Suspiria (1977) es una película de culto, una de las mejores cintas de su director Dario Argento y, asimismo, uno de los puntos más altos del giallo italiano, una corriente del cine de explotación que en los años setenta logró al mismo tiempo dar escenas de extrema truculencia −nunca se había visto tanta sangre en el cine− y aportarle al terror un toque artie, con ciertos refinamientos en la puesta en escena. Suspiria fue la primera entrega de una “trilogía de las madres”, compuesta también por Inferno (1980) y La madre del mal (2007). 
No deja de ser sorprendente que el director Luca Guadagnino, quien acababa de cosechar el éxito de su carrera con Llámame por tu nombre, se haya arrojado a un emprendimiento por encargo, sumergido en un cine de terror gore y alejado de terrenos más prestigiosos y socialmente aceptados. Es verdad que la oferta debió de haber sido tentadora: la plataforma Amazon, gran competidora de Netflix en lo concerniente en trasladar el cine a las casas, invirtió buena parte de los 20 millones que insumió el proyecto, una cifra especialmente abultada para los presupuestos habituales del género. 
La Historia base es similar a la Suspiria original: una bailarina estadounidense acude a una academia de baile en Alemania con la intención de perfeccionar sus estudios. Paulatinamente, comenzará a darse cuenta de que el personal de la institución está vinculado a misteriosas desapariciones de chicas, y que configura un perverso y poderoso aquelarre. Pero aquí se acaban los puntos en común. Son excesivamente notorias las pretensiones de hacer de esta una película “despegada” de una simple historia de terror: escenas de coreografías de baile, vestuarios ostentosos, una sobrecargada dirección de arte, la decisión de utilizar a Tilda Swinton en tres papeles diferentes (aunque, de tanto látex que lleva encima, sólo es posible reconocerla en uno de ellos) y un montaje de a ratos fragmentado que alterna bellos exteriores, esmerados planos detalle y una sórdida simbología. 

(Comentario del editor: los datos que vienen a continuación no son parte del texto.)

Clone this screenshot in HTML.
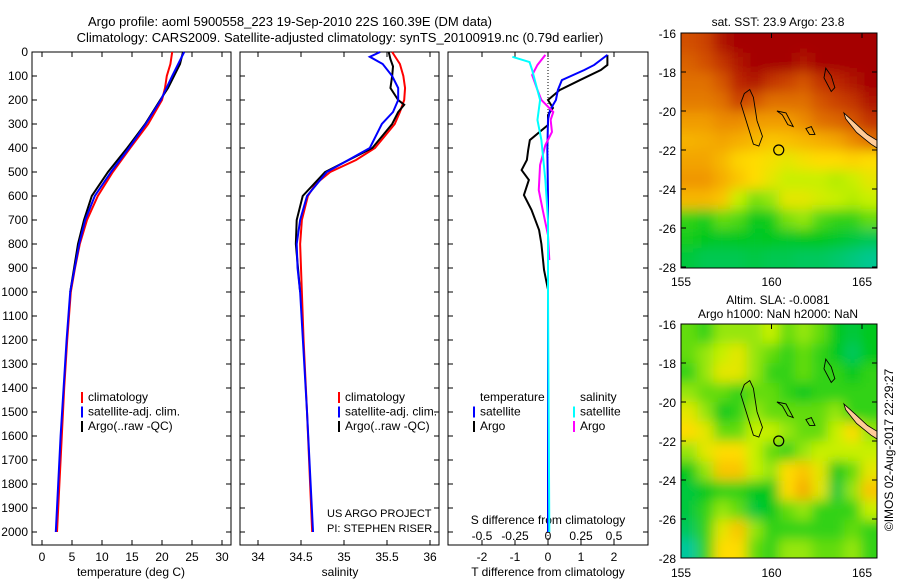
<!DOCTYPE html>
<html><head><meta charset="utf-8"><style>
body{margin:0;background:#fff}
svg{font-family:"Liberation Sans",sans-serif;font-size:12px}
</style></head><body>
<svg id="s" width="900" height="580" xmlns="http://www.w3.org/2000/svg">
<defs>
<filter id="bl" x="-10%" y="-10%" width="120%" height="120%"><feGaussianBlur stdDeviation="6"/></filter>
<clipPath id="c1"><rect x="681" y="33" width="196" height="235"/></clipPath>
<clipPath id="c2"><rect x="681" y="324" width="196" height="234"/></clipPath>
</defs>
<text x="290" y="26" text-anchor="middle" font-size="13">Argo profile: aoml 5900558_223 19-Sep-2010 22S 160.39E (DM data)</text>
<text x="340" y="42" text-anchor="middle" font-size="13">Climatology: CARS2009. Satellite-adjusted climatology: synTS_20100919.nc (0.79d earlier)</text>
<text x="778" y="26" text-anchor="middle">sat. SST: 23.9 Argo: 23.8</text>
<text x="778" y="304" text-anchor="middle">Altim. SLA: -0.0081</text>
<text x="778" y="318" text-anchor="middle">Argo h1000: NaN h2000: NaN</text>
<text transform="translate(893,450) rotate(-90)" text-anchor="middle">©IMOS 02-Aug-2017 22:29:27</text>
<g id="g"></g>
</svg>
<script>
const depthTicks=[0,100,200,300,400,500,600,700,800,900,1000,1100,1200,1300,1400,1500,1600,1700,1800,1900,2000];
const tempTicks=[0,5,10,15,20,25,30];
const salTicks=[34,34.5,35,35.5,36];
const tdTicks=[-2,-1,0,1,2];
const sdTicks=[-0.5,-0.25,0,0.25,0.5];
const sdTickLabels=["-0.5","-0.25","0","0.25","0.5"];

const tClimDepth=[0,50,100,150,200,300,400,500,600,700,800,900,1000,1200,1400,1600,1800,2000];
const tClimVal=[21.7,21.4,20.8,20.5,20.0,17.7,14.7,11.8,9.3,7.5,6.3,5.5,4.8,4.2,3.7,3.3,2.9,2.5];
const tArgoDepth=[0,50,100,150,200,300,400,500,600,700,800,1000];
const tArgoVal=[23.5,23.0,22.0,21.0,19.7,17.2,14.2,11.0,8.3,7.0,6.0,4.7];
const tSatDepth=[0,100,200,300,400,500,600,700,800,1000,1200,1400,1600,1800,2000];
const tSatVal=[23.7,21.7,19.8,17.3,14.5,11.5,8.8,7.2,6.2,4.7,4.1,3.6,3.1,2.7,2.3];

const sClimDepth=[0,50,100,150,200,250,300,400,450,500,550,600,700,800,900,1000,1200,1500,2000];
const sClimVal=[35.56,35.65,35.69,35.71,35.70,35.65,35.59,35.36,35.14,34.84,34.67,34.58,34.51,34.49,34.50,34.51,34.53,34.57,34.63];
const sArgoDepth=[0,30,60,100,150,200,220,250,300,400,500,600,700,800,1000];
const sArgoVal=[35.52,35.54,35.57,35.56,35.54,35.63,35.70,35.63,35.56,35.33,34.78,34.52,34.45,34.44,34.49];
const sSatDepth=[0,20,50,100,150,200,250,300,400,500,600,700,800,900,1000,1500,2000];
const sSatVal=[35.42,35.30,35.45,35.56,35.63,35.63,35.57,35.44,35.30,34.80,34.57,34.49,34.45,34.46,34.49,34.57,34.64];

const dtSatDepth=[12,54,75,117,158,200,242,283,408,600,1000,1500,2000];
const dtSatVal=[1.8,1.4,1.1,0.42,0.3,0.24,0.06,0,-0.02,0,0,0,0];
const dtArgoDepth=[12,54,75,117,158,200,233,263,304,367,408,450,492,533,596,658,742,800,908,990];
const dtArgoVal=[1.8,1.8,1.6,0.97,0.36,0,0.15,0,0,-0.55,-0.6,-0.64,-0.8,-0.58,-0.73,-0.5,-0.27,-0.2,-0.12,0];
const dsSatDepth=[20,42,75,117,200,283,367,533,700,867,1000,2000];
const dsSatVal=[-0.27,-0.14,-0.12,-0.1,-0.06,-0.08,-0.05,-0.02,0,0,0,0.01];
const dsArgoDepth=[12,54,96,158,200,250,283,333,388,471,575,658,763,867];
const dsArgoVal=[-0.02,-0.08,-0.12,-0.08,-0.05,0.04,0.02,0.03,-0.02,-0.06,-0.07,-0.04,0,0.01];

const sstGrid=[
[.88,.9,.97,1,1,1,1,1,1,1,1,1],
[.85,.88,.92,.97,1,1,1,.97,1,1,1,1],
[.82,.82,.87,.94,.97,.92,.9,.87,.92,.94,.97,1],
[.8,.8,.82,.9,.87,.82,.82,.82,.87,.9,.92,.97],
[.74,.74,.77,.77,.74,.74,.74,.77,.82,.84,.87,.92],
[.69,.7,.72,.7,.68,.65,.66,.68,.7,.72,.77,.82],
[.72,.72,.68,.62,.6,.58,.55,.58,.6,.6,.62,.6],
[.75,.75,.7,.65,.6,.55,.5,.5,.5,.48,.5,.55],
[.68,.68,.65,.5,.42,.45,.55,.55,.52,.5,.48,.5],
[.35,.32,.4,.38,.3,.32,.42,.45,.38,.35,.35,.4],
[.32,.3,.28,.3,.28,.3,.28,.3,.3,.28,.25,.22],
[.25,.22,.22,.22,.24,.22,.22,.2,.2,.18,.15,.12]];
const slaGrid=[
[.4,.35,.45,.45,.45,.5,.4,.45,.4,.3,.25,.3],
[.4,.45,.5,.55,.45,.4,.35,.4,.35,.3,.2,.3],
[.35,.45,.55,.55,.45,.35,.35,.4,.35,.35,.3,.35],
[.45,.4,.4,.35,.4,.4,.35,.3,.35,.35,.35,.35],
[.55,.45,.3,.35,.45,.4,.4,.4,.4,.45,.35,.35],
[.6,.55,.4,.4,.5,.5,.45,.4,.4,.5,.6,.45],
[.45,.55,.6,.6,.5,.4,.35,.45,.5,.5,.5,.5],
[.3,.45,.65,.65,.5,.45,.6,.65,.55,.3,.4,.55],
[.25,.3,.35,.35,.3,.3,.6,.7,.55,.25,.45,.65],
[.25,.35,.45,.4,.25,.3,.4,.45,.35,.35,.35,.5],
[.2,.35,.55,.65,.45,.35,.35,.35,.35,.35,.4,.35],
[.1,.35,.6,.6,.4,.35,.45,.45,.4,.4,.45,.35]];
const lonTicks=[155,160,165];
const latTicks=[-16,-18,-20,-22,-24,-26,-28];

const NS='http://www.w3.org/2000/svg';
const G=document.getElementById('g');
function mk(t,a,p){const e=document.createElementNS(NS,t);for(const k in a)e.setAttribute(k,a[k]);(p||G).appendChild(e);return e;}
const yD=d=>52+d*0.24;
const xT=v=>42+v*6;
const xS=v=>301+(v-34.5)*86;
const xTD=v=>548+v*33;
const xSD=v=>548+v*132;

function frame(x0,x1,name){
  const r=mk('rect',{x:x0,y:52,width:x1-x0,height:493,fill:'none',stroke:'#000'});
  
  
  depthTicks.forEach(d=>{mk('line',{x1:x0,x2:x0+5,y1:yD(d),y2:yD(d),stroke:'#000'});mk('line',{x1:x1-5,x2:x1,y1:yD(d),y2:yD(d),stroke:'#000'});});
}
function xticks(vals,fx,labels,y0,ly,name){
  vals.forEach((v,i)=>{const x=fx(v);
    mk('line',{x1:x,x2:x,y1:52,y2:57,stroke:'#000'});mk('line',{x1:x,x2:x,y1:540,y2:545,stroke:'#000'});
    const t=mk('text',{x:x,y:ly,'text-anchor':'middle'});t.textContent=labels[i];
    
    });
}
function line(ds,vs,fx,col,w,name){
  const p=mk('polyline',{points:ds.map((d,i)=>fx(vs[i])+','+yD(d)).join(' '),fill:'none',stroke:col,'stroke-width':w});
  
  
}
function txt(x,y,s,name,anchor){const t=mk('text',{x:x,y:y,'text-anchor':anchor||'start'});t.textContent=s;
  
  return t;}

frame(32,231,'temperature-panel');frame(240,439,'salinity-panel');frame(448,648,'difference-panel');
depthTicks.forEach(d=>{const t=txt(28,yD(d)+4,String(d),'depth-tick-label','end');});
xticks(tempTicks,xT,tempTicks.map(String),0,561,'temperature-tick-label');
xticks(salTicks,xS,salTicks.map(String),0,561,'salinity-tick-label');
xticks(tdTicks,xTD,tdTicks.map(String),0,561,'t-diff-tick-label');
sdTicks.forEach((v,i)=>txt(xSD(v),540,sdTickLabels[i],'s-diff-tick-label','middle'));
txt(131,576,'temperature (deg C)','temperature-axis-title','middle');
txt(340,576,'salinity','salinity-axis-title','middle');
txt(548,576,'T difference from climatology','t-diff-axis-title','middle');
txt(548,524,'S difference from climatology','s-diff-axis-title','middle');
txt(327,517,'US ARGO PROJECT','project-label').setAttribute('font-size','11');
txt(327,532,'PI: STEPHEN RISER','pi-label').setAttribute('font-size','11');
mk('line',{x1:548,x2:548,y1:52,y2:540,stroke:'#000','stroke-dasharray':'1,2'});

line(tClimDepth,tClimVal,xT,'#f00',2,'temp-climatology-line');
line(tArgoDepth,tArgoVal,xT,'#000',2,'temp-argo-line');
line(tSatDepth,tSatVal,xT,'#00f',2,'temp-satellite-line');
line(sClimDepth,sClimVal,xS,'#f00',2,'sal-climatology-line');
line(sArgoDepth,sArgoVal,xS,'#000',2,'sal-argo-line');
line(sSatDepth,sSatVal,xS,'#00f',2,'sal-satellite-line');
line(dtArgoDepth,dtArgoVal,xTD,'#000',2,'tdiff-argo-line');
line(dtSatDepth,dtSatVal,xTD,'#00f',2,'tdiff-satellite-line');
line(dsArgoDepth,dsArgoVal,xSD,'#f0f',2,'sdiff-argo-line');
line(dsSatDepth,dsSatVal,xSD,'#0ff',2,'sdiff-satellite-line');

function legend(x,y,items,name){items.forEach((it,i)=>{const yy=y+i*14.5;
  if(it[0])mk('line',{x1:x,x2:x,y1:yy-9,y2:yy+2,stroke:it[0],'stroke-width':2});
  txt(x+6,yy,it[1],name);});}
legend(82,401,[['#f00','climatology'],['#00f','satellite-adj. clim.'],['#000','Argo(..raw -QC)']],'temp-legend-entry');
legend(339,401,[['#f00','climatology'],['#00f','satellite-adj. clim.'],['#000','Argo(..raw -QC)']],'sal-legend-entry');
legend(474,401,[[null,'temperature'],['#00f','satellite'],['#000','Argo']],'tdiff-legend-entry');
legend(574,401,[[null,'salinity'],['#0ff','satellite'],['#f0f','Argo']],'sdiff-legend-entry');

function cmap(v){const st=[[0,[0,200,220]],[0.3,[0,200,30]],[0.5,[200,240,0]],[0.6,[255,220,0]],[0.75,[240,150,0]],[0.88,[210,80,0]],[1,[165,0,0]]];
  for(let i=1;i<st.length;i++){if(v<=st[i][0]){const a=st[i-1],b=st[i],f=(v-a[0])/(b[0]-a[0]);
    return 'rgb('+a[1].map((c,k)=>Math.round(c+(b[1][k]-c)*f)).join(',')+')';}}return 'rgb(165,0,0)';}
function map(y0,grid,clip,name){
  const xL=lon=>681+(lon-155)*18.1, yL=lat=>y0+(-16-lat)*19.5;
  const g=mk('g',{'clip-path':'url(#'+clip+')'});
  
  
  const gb=mk('g',{filter:'url(#bl)'},g);
  const cw=196/12,ch=235/12,n=grid.length,m=grid[0].length,pad=20;
  grid.forEach((row,r)=>row.forEach((v,c)=>{
    const x=681+c*cw-(c==0?pad:0), y=y0+r*ch-(r==0?pad:0);
    const w=cw+1+(c==0?pad:0)+(c==m-1?pad:0), h=ch+1+(r==0?pad:0)+(r==n-1?pad:0);
    mk('rect',{x:x,y:y,width:w,height:h,fill:cmap(v)},gb);}));
  mk('polygon',{points:[[164,-20.1],[164.6,-20.6],[165.3,-21.2],[166,-21.6],[166,-22],[165.5,-21.7],[164.7,-21.1],[164.1,-20.4]].map(p=>xL(p[0])+','+yL(p[1])).join(' '),fill:'#fc9',stroke:'#000','stroke-width':0.8},g);
  [[[158.5,-19.1],[158.8,-18.9],[159,-19.3],[159.2,-20.5],[159.5,-21.3],[159.3,-21.8],[159,-21.7],[158.6,-20.5],[158.3,-19.6]],
   [[163,-17.8],[163.3,-18.2],[163.5,-18.8],[163.3,-19],[162.9,-18.3]],
   [[160.3,-20],[160.8,-20.1],[161.2,-20.8],[160.9,-20.7],[160.6,-20.2]],
   [[161.9,-20.9],[162.2,-20.8],[162.4,-21.2],[162.1,-21.2]]].forEach(pl=>
    mk('polygon',{points:pl.map(p=>xL(p[0])+','+yL(p[1])).join(' '),fill:'none',stroke:'#000','stroke-width':0.9},g));
  const c=mk('circle',{cx:xL(160.4),cy:yL(-22),r:5,fill:'none',stroke:'#000','stroke-width':1.2},g);
  
  
  mk('rect',{x:681,y:y0,width:196,height:(clip=='c1'?235:234),fill:'none',stroke:'#000'});
  latTicks.forEach(l=>{const y=yL(l);mk('line',{x1:681,x2:686,y1:y,y2:y,stroke:'#000'});mk('line',{x1:872,x2:877,y1:y,y2:y,stroke:'#000'});
    txt(676,y+5,String(l),'latitude-tick-label','end').setAttribute('font-size','12');});
  lonTicks.forEach(l=>{const x=xL(l);mk('line',{x1:x,x2:x,y1:y0,y2:y0+5,stroke:'#000'});
    txt(x,y0+253,String(l),'longitude-tick-label','middle').setAttribute('font-size','12');});
}
map(33,sstGrid,'c1','sst-map');
map(324,slaGrid,'c2','sla-map');
</script>
</body></html>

Pero este aire ampuloso es más patente en la sobreabundancia de tramas presentadas: a diferencia de la primera Suspiria, aquí la acción no se ambienta en Friburgo, sino en Berlín, lo cual deja en claro la necesidad de aportarle a la historia un contexto histórico y social. El año es 1977 y la ciudad aún está dividida en dos bloques, la banda Baader-Meinhof inquieta a la población con sus actos de terrorismo y un avión de Lufthansa es secuestrado por agentes palestinos. Por si las referencias fuesen pocas, el psicoanalista de una alumna anterior vincula la anécdota con los horrores pasados del nacionalsocialismo. En esta mezcolanza, las seguridades (y el interés) se pierden: si la sordidez del aquelarre es una metáfora de los fantasmas del nazismo, de la socialdemocracia en el poder o de la insurgencia revolucionaria de la Facción del Ejército Rojo, es algo tan vago que queda librado al gusto del consumidor. Al respecto, la película no dice nada sustancial ni parecería ofender a nadie, ya que pretende ser una gran alegoría, a partir de la cual cualquier analogía podría ser válida. Incluso, ciertas referencias igualmente sutiles a las injusticias de género suponen un devaneo con el feminismo, aunque sin la garra ni la convicción necesarias. 
Es verdad que hay escenas difícilmente olvidables y originales –como el logrado montaje paralelo en el que la protagonista baila y, en otra habitación, simultáneamente otra chica es golpeada y deformada–, pero éstas se pierden dentro de esta acumulación de subtramas, y de un excesivo metraje.